WASHINGTON, D.C. (December 17, 2020)—The National Association for Home Care & Hospice (NAHC) is expressing support for two measures that would improve reimbursement and respite care services.
Legislation introduced in the House of Representatives would provide for an extension of the Medicare sequestration moratoria. With the end of 2020 fast approaching, and thus the end of the CARES Act-mandated sequestration moratoria, providers across many Medicare sectors remain financially unsteady and in need of further relief. With the introduction of the Medicare Sequester COVID Moratorium Act, the bill sponsors are calling for a further extension to run through the end of the COVID-19 public health emergency.
As part of the Coronavirus Aid, Relief, and Economic Security (CARES) Act, the $3 trillion COVID-19 stimulus and relief package passed in March, the Congress called for a suspension of Medicare sequestration through the end of 2020. This effectively added two percent to provider reimbursements. Sequestration suspension was one of several relief provisions intended to provide stability and offset COVID-19 related expenses, such as added personal protective equipment and staffing needs.
NAHC is in support of this legislation and has been actively working with the highest levels of Congressional leadership on a further extension. Previously, NAHC joined forces with the American Medical Association, American Hospital Association, and American Health Care Association on a joint letter to Congressional leadership requesting the extension through the end of the public health emergency.
The bill was introduced by Representatives Brad Schneider (D-IL), David McKinley (R-WV), Kim Schrier (D-WA), Tom Suozzi (D-NY), and Bobby Rush (D-IL).
NAHC has also joined with other likeminded organizations to write to the Chairs and Ranking Members of the Appropriations Committees in the Senate and House of Representatives to urge Congress to fully fund the Lifespan Respite Care Program, administered by the Administration on Aging, Administration for Community Living.
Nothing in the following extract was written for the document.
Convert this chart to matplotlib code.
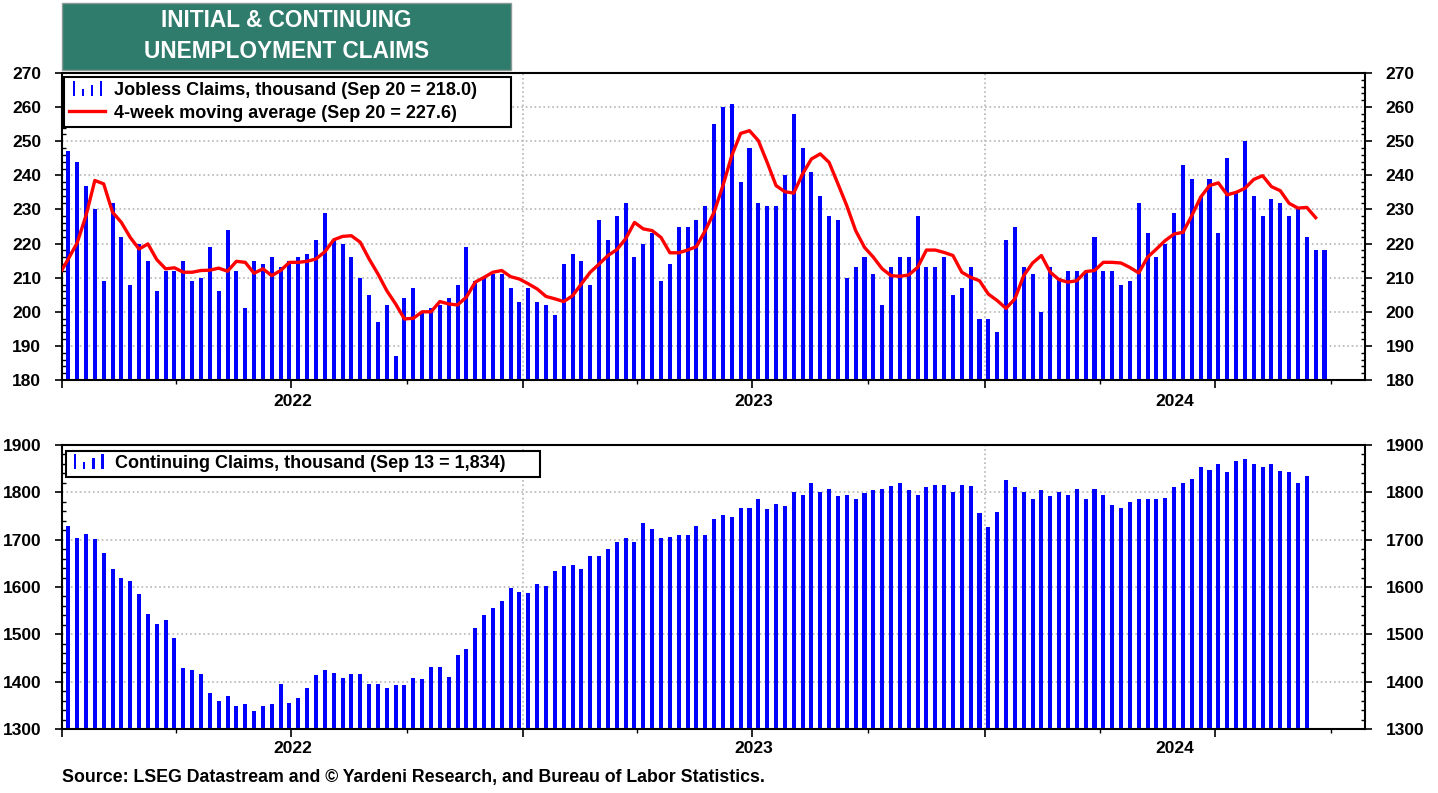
import pandas as pd
import matplotlib
matplotlib.use('Agg')
import matplotlib.pyplot as plt
import matplotlib.dates as mdates
from matplotlib.ticker import MultipleLocator, NullFormatter
from matplotlib.legend_handler import HandlerBase
from matplotlib.patches import Rectangle
from matplotlib.container import BarContainer
import matplotlib.transforms as mtransforms

plt.rcParams['font.family'] = ['Liberation Sans', 'DejaVu Sans']
plt.rcParams['font.weight'] = 'bold'

# weekly initial jobless claims, thousand
jobless = [247, 244, 237, 230, 209, 232, 222, 208, 220, 215,
           206, 212, 212, 215, 209, 210, 219, 206, 224, 212,
           201, 215, 214, 216, 213, 215, 216, 217, 221, 229,
           221, 220, 216, 210, 205, 197, 202, 187, 204, 207,
           200, 201, 202, 204, 208, 219, 209, 210, 211, 211,
           207, 203, 207, 203, 202, 199, 214, 217, 215, 208,
           227, 221, 228, 232, 216, 220, 223, 209, 214, 225,
           225, 227, 231, 255, 260, 261, 238, 248, 232, 231,
           231, 240, 258, 248, 241, 234, 228, 227, 210, 213,
           216, 211, 202, 213, 216, 216, 228, 213, 213, 216,
           205, 207, 213, 198, 198, 194, 221, 225, 213, 211,
           200, 213, 210, 212, 212, 212, 222, 212, 212, 208,
           209, 232, 223, 216, 220, 229, 243, 239, 234, 239,
           223, 245, 235, 250, 234, 228, 233, 232, 228, 230,
           222, 218, 218]

# 4-week moving average (starts one week before the first bar)
ma4 = [211.0,
       215.5, 220.2, 228.2, 238.5, 237.5, 229.2, 226.2, 221.8, 218.4, 219.9,
       215.3, 212.6, 212.9, 211.6, 211.6, 212.1, 212.2, 212.8, 211.9, 214.8,
       214.5, 211.3, 212.6, 210.6, 212.1, 214.5, 214.5, 214.8, 215.5, 217.6,
       221.1, 222.1, 222.3, 220.4, 215.5, 211.1, 206.2, 202.3, 197.9, 198.1,
       200.0, 200.0, 203.0, 202.3, 202.0, 204.3, 208.7, 210.1, 211.6, 212.1,
       210.3, 209.6, 208.2, 206.7, 204.5, 203.8, 203.0, 204.7, 208.2, 211.6,
       214.0, 216.5, 218.2, 221.4, 226.2, 224.3, 223.8, 221.8, 217.3, 217.3,
       218.1, 219.1, 223.8, 229.2, 237.0, 245.8, 252.3, 253.1, 250.2, 243.8,
       237.0, 235.2, 234.8, 240.4, 244.8, 246.3, 243.8, 237.5, 231.1, 223.8,
       218.9, 216.0, 212.6, 210.6, 210.4, 210.8, 213.0, 218.1, 218.1, 217.4,
       216.5, 211.6, 210.1, 209.1, 205.2, 203.3, 201.0, 203.8, 210.6, 214.3,
       216.5, 211.6, 209.4, 208.7, 209.1, 211.8, 212.1, 214.5, 214.5, 214.3,
       213.0, 211.4, 216.0, 218.4, 220.9, 222.8, 223.3, 228.2, 233.6, 237.0,
       237.8, 234.3, 235.0, 236.2, 238.8, 239.9, 236.7, 235.5, 231.8, 230.4,
       230.6, 227.6]

# weekly continuing claims, thousand
continuing = [1729, 1703, 1712, 1701, 1672, 1639, 1620, 1613, 1585, 1543,
              1522, 1531, 1493, 1429, 1425, 1417, 1377, 1360, 1370, 1349,
              1353, 1339, 1349, 1353, 1396, 1356, 1366, 1387, 1415, 1425,
              1419, 1408, 1417, 1417, 1396, 1396, 1387, 1394, 1394, 1408,
              1406, 1432, 1432, 1410, 1456, 1470, 1514, 1541, 1555, 1571,
              1597, 1590, 1588, 1606, 1602, 1634, 1644, 1646, 1639, 1665,
              1665, 1680, 1696, 1703, 1696, 1736, 1722, 1703, 1705, 1710,
              1710, 1729, 1710, 1743, 1752, 1747, 1766, 1768, 1785, 1764,
              1776, 1771, 1801, 1795, 1819, 1801, 1808, 1792, 1794, 1787,
              1799, 1806, 1808, 1813, 1820, 1806, 1794, 1811, 1816, 1816,
              1801, 1816, 1813, 1757, 1726, 1759, 1827, 1811, 1801, 1785,
              1804, 1792, 1801, 1794, 1808, 1787, 1808, 1794, 1773, 1766,
              1780, 1785, 1785, 1787, 1789, 1811, 1820, 1829, 1854, 1847,
              1859, 1842, 1867, 1870, 1859, 1854, 1859, 1845, 1842, 1820,
              1834]

years = ['2022', '2023', '2024']

start = pd.Timestamp('2022-01-06')
jobless_dates = pd.date_range(start, periods=len(jobless), freq='7D')
ma_dates = pd.date_range(start - pd.Timedelta(days=7), periods=len(ma4), freq='7D')
cont_dates = pd.date_range(start, periods=len(continuing), freq='7D')

xmin = pd.Timestamp('2022-01-01')
xmax = pd.Timestamp('2024-10-28')
BLUE = '#0000ff'


class BarIcon(HandlerBase):
    # little "ı ı ı ı" bar-chart icon used in the legends
    def create_artists(self, legend, orig_handle, xdescent, ydescent,
                       width, height, fontsize, trans):
        hs = [1.0, 0.5, 0.75, 1.0]
        n = len(hs)
        step = width / n
        arts = []
        for i, h in enumerate(hs):
            r = Rectangle((-xdescent + i * step + step * 0.35, -ydescent - height * 0.1),
                          step * 0.32, height * 1.2 * h,
                          facecolor=BLUE, edgecolor='none', transform=trans)
            arts.append(r)
        return arts


fig = plt.figure(figsize=(14.38, 7.93), dpi=100)
ax1 = fig.add_axes([0.0431, 0.5208, 0.9061, 0.3871])
ax2 = fig.add_axes([0.0431, 0.0807, 0.9061, 0.3581])


def style(ax, ymin, ymax, major, minor):
    ax.set_xlim(xmin, xmax)
    ax.set_ylim(ymin, ymax)
    ax.yaxis.set_major_locator(MultipleLocator(major))
    ax.yaxis.set_minor_locator(MultipleLocator(minor))
    ax.xaxis.set_major_locator(mdates.MonthLocator(bymonth=[1, 7]))
    ax.xaxis.set_minor_locator(mdates.MonthLocator(bymonth=[4, 10]))
    ax.xaxis.set_major_formatter(NullFormatter())
    ax.tick_params(axis='y', which='major', direction='out', length=5, width=1.2,
                   pad=10, labelsize=12.5, left=True, right=True, labelright=True)
    ax.tick_params(axis='y', which='minor', direction='in', length=3, width=1,
                   left=True, right=True)
    ax.tick_params(axis='x', which='major', direction='out', length=6, width=1.2)
    ax.tick_params(axis='x', which='minor', direction='out', length=3, width=1)
    for lab in ax.get_yticklabels():
        lab.set_fontweight('bold')
    for sp in ax.spines.values():
        sp.set_linewidth(1.5)
        sp.set_color('black')
    ax.set_axisbelow(True)
    ax.yaxis.grid(True, which='major', linestyle=':', color='#b5b5b5', linewidth=1.2)
    for y in ['2023-01-01', '2024-01-01']:
        ax.axvline(pd.Timestamp(y), color='#b5b5b5', linestyle=':', linewidth=1.2, zorder=0)
    # year labels centred on the visible part of each year
    trans = mtransforms.blended_transform_factory(ax.transData, ax.transAxes)
    for yr in years:
        a = max(pd.Timestamp(yr + '-01-01'), xmin)
        b = min(pd.Timestamp(str(int(yr) + 1) + '-01-01'), xmax)
        mid = a + (b - a) / 2
        ax.text(mid, -0.07, yr, transform=trans, ha='center', va='center',
                fontsize=12.5, fontweight='bold')


style(ax1, 180, 270, 10, 2)
style(ax2, 1300, 1900, 100, 20)

bars1 = ax1.bar(jobless_dates, [v - 180 for v in jobless], bottom=180, width=3.2,
                color=BLUE, zorder=2)
line1, = ax1.plot(ma_dates, ma4, color='#ff0000', linewidth=2.4, zorder=3)
leg1 = ax1.legend([bars1, line1],
                  ['Jobless Claims, thousand (Sep 20 = 218.0)',
                   '4-week moving average (Sep 20 = 227.6)'],
                  handler_map={BarContainer: BarIcon()},
                  loc='upper left', bbox_to_anchor=(0.0015, 0.5, 0.343, 0.488),
                  mode='expand', borderaxespad=0,
                  fancybox=False, edgecolor='black', framealpha=1,
                  prop={'size': 13, 'weight': 'bold'}, handlelength=2.0,
                  handletextpad=0.45, borderpad=0.3, labelspacing=0.3)
leg1.get_frame().set_linewidth(1.5)

bars2 = ax2.bar(cont_dates, [v - 1300 for v in continuing], bottom=1300, width=3.2,
                color=BLUE, zorder=2)
leg2 = ax2.legend([bars2], ['Continuing Claims, thousand (Sep 13 = 1,834)'],
                  handler_map={BarContainer: BarIcon()},
                  loc='upper left', bbox_to_anchor=(0.003, 0.5, 0.3638, 0.48),
                  mode='expand', borderaxespad=0,
                  fancybox=False, edgecolor='black', framealpha=1,
                  prop={'size': 13, 'weight': 'bold'}, handlelength=2.0,
                  handletextpad=0.45, borderpad=0.25)
leg2.get_frame().set_linewidth(1.5)

# title box
fig.add_artist(Rectangle((0.0431, 0.9117), 0.3122, 0.0845, transform=fig.transFigure,
                         facecolor='#2f7b6c', edgecolor='#8a9a96', linewidth=1))
fig.text(0.1992, 0.9545, 'INITIAL & CONTINUING\nUNEMPLOYMENT CLAIMS', color='white',
         ha='center', va='center', fontsize=16.3, fontweight='bold', linespacing=1.45)

fig.text(0.0431, 0.020, 'Source: LSEG Datastream and \u00a9 Yardeni Research, and Bureau of Labor Statistics.',
         ha='left', va='center', fontsize=12.8, fontweight='bold')

fig.savefig('out.png', dpi=100)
For more than a decade, respite provided by the program has been a vital safety net for the nation’s family caregivers of both children and adults. During this pandemic, social isolation among family caregivers has intensified. Respite providers may be their only immediate contact for relief and other critical supports.
NAHC appreciates the increase provided in FY 2020 for the Lifespan Respite Care Program. To address the growing need to support family caregivers who are the linchpin of the nation’s long-term services and supports system, advocacy groups are requesting $10 million in FY 2021—the amount included in the House-passed bill. This program has received no additional funding from the recent emergency supplementals, yet Lifespan Respite grantees continue to respond to daily requests for respite and have created innovative and flexible new ways to meet caregiver needs during this pandemic.
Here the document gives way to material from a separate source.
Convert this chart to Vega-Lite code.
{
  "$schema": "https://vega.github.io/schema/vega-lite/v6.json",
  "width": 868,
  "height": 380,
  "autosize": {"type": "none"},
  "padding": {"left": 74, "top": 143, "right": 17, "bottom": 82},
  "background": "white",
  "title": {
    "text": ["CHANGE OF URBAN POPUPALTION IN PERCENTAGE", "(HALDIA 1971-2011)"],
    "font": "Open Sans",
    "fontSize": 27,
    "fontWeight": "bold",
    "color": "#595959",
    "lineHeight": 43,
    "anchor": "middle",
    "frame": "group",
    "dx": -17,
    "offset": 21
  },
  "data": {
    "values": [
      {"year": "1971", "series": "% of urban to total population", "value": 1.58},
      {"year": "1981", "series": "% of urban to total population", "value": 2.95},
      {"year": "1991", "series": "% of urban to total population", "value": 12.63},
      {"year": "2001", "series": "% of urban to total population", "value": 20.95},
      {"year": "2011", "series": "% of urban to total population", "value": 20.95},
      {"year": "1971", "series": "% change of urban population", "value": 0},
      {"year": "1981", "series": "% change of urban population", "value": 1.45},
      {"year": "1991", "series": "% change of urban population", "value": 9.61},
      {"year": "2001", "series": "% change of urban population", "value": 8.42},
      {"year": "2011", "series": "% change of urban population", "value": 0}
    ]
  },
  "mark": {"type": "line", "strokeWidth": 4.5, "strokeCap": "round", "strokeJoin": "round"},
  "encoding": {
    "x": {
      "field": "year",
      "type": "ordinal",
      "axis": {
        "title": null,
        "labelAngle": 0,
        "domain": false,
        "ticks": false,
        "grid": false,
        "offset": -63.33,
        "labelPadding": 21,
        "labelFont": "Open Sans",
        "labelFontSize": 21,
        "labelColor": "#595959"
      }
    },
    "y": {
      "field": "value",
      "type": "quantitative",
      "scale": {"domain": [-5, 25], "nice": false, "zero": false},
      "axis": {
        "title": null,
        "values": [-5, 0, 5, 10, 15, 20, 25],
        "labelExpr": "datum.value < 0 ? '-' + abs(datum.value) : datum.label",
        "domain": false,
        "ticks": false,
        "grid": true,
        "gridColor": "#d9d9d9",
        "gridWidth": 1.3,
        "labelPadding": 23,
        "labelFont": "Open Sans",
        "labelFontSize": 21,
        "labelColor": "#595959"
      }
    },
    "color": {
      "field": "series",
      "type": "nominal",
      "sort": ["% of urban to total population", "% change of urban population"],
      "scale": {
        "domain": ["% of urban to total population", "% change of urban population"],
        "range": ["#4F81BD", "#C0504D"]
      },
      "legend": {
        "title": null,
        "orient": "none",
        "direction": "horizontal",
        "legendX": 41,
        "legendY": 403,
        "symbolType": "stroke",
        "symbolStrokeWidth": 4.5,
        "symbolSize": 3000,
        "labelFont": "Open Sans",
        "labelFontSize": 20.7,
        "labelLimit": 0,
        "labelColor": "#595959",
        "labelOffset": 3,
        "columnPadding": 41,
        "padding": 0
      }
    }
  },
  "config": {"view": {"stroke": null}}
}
By adapting consumer-directed respite voucher programs that help family caregivers pay for respite, many grantees and their partners were able to continue to offer respite through enhanced flexibilities. The Oklahoma Lifespan Respite program increased the voucher amount; expanded provider eligibility to include someone who lives with the caregiver and care recipient; and lifted the household income requirement. Virginia instituted similar flexibilities to meet increasing requests for respite since the end of April. In Nevada, Colorado and other states, grantees have extended time limits for voucher use to maximize flexibility in meeting family caregiver needs.
To maintain and expand support to isolated family caregivers in their networks, Lifespan Respite grantees and partners provide support through regular check-in phone calls, connections to food and basic supports, live Facebook events, online support groups, online activities to keep care recipients engaged, home-delivered or mailed care packages with activities for caregivers and care recipients, stress reduction and self-care webinars, and other virtual respite strategies.
National, State and local surveys have shown respite to be among the most frequently requested services by family caregivers. Yet, 86% of the nation’s family caregivers of adults do not receive respite. The percentage is similar for parents of children with special needs. For family caregivers caring for someone with Alzheimer’s, adults with developmental disabilities, individuals with Multiple Sclerosis (MS), ALS, spinal cord or traumatic brain injury, rare diseases as well as grandparents raising grandchildren and military caregivers, respite is especially elusive. Families caring for children, teens and adults with autism, physical disabilities or mental health conditions also can’t find or afford respite.
Lifespan Respite systems, which maximize existing resources, require that respite become more accessible and available to all family caregivers. As importantly, Lifespan Respite systems build respite capacity and improve quality by requiring states to focus on respite provider/volunteer training and recruitment, start-up of new respite services, and affordability issues for family caregivers who struggle financially, but are not eligible for any publicly funded respite services.
NAHC is grateful for the increase the Lifespan Respite Program received in FY 2020 to $6.1 million. However, additional funding is needed to meet the escalating need, especially in this stressful and isolating time of COVID-19. By investing in Lifespan Respite and other family and caregiver supports, the goal of avoiding or delaying more costly and unwanted institutional care, foster care, hospitalizations and emergency room use, can be reached.
NAHC strongly urges Congress to fund Lifespan Respite at the modest request of $10 million in the upcoming omnibus appropriations bill.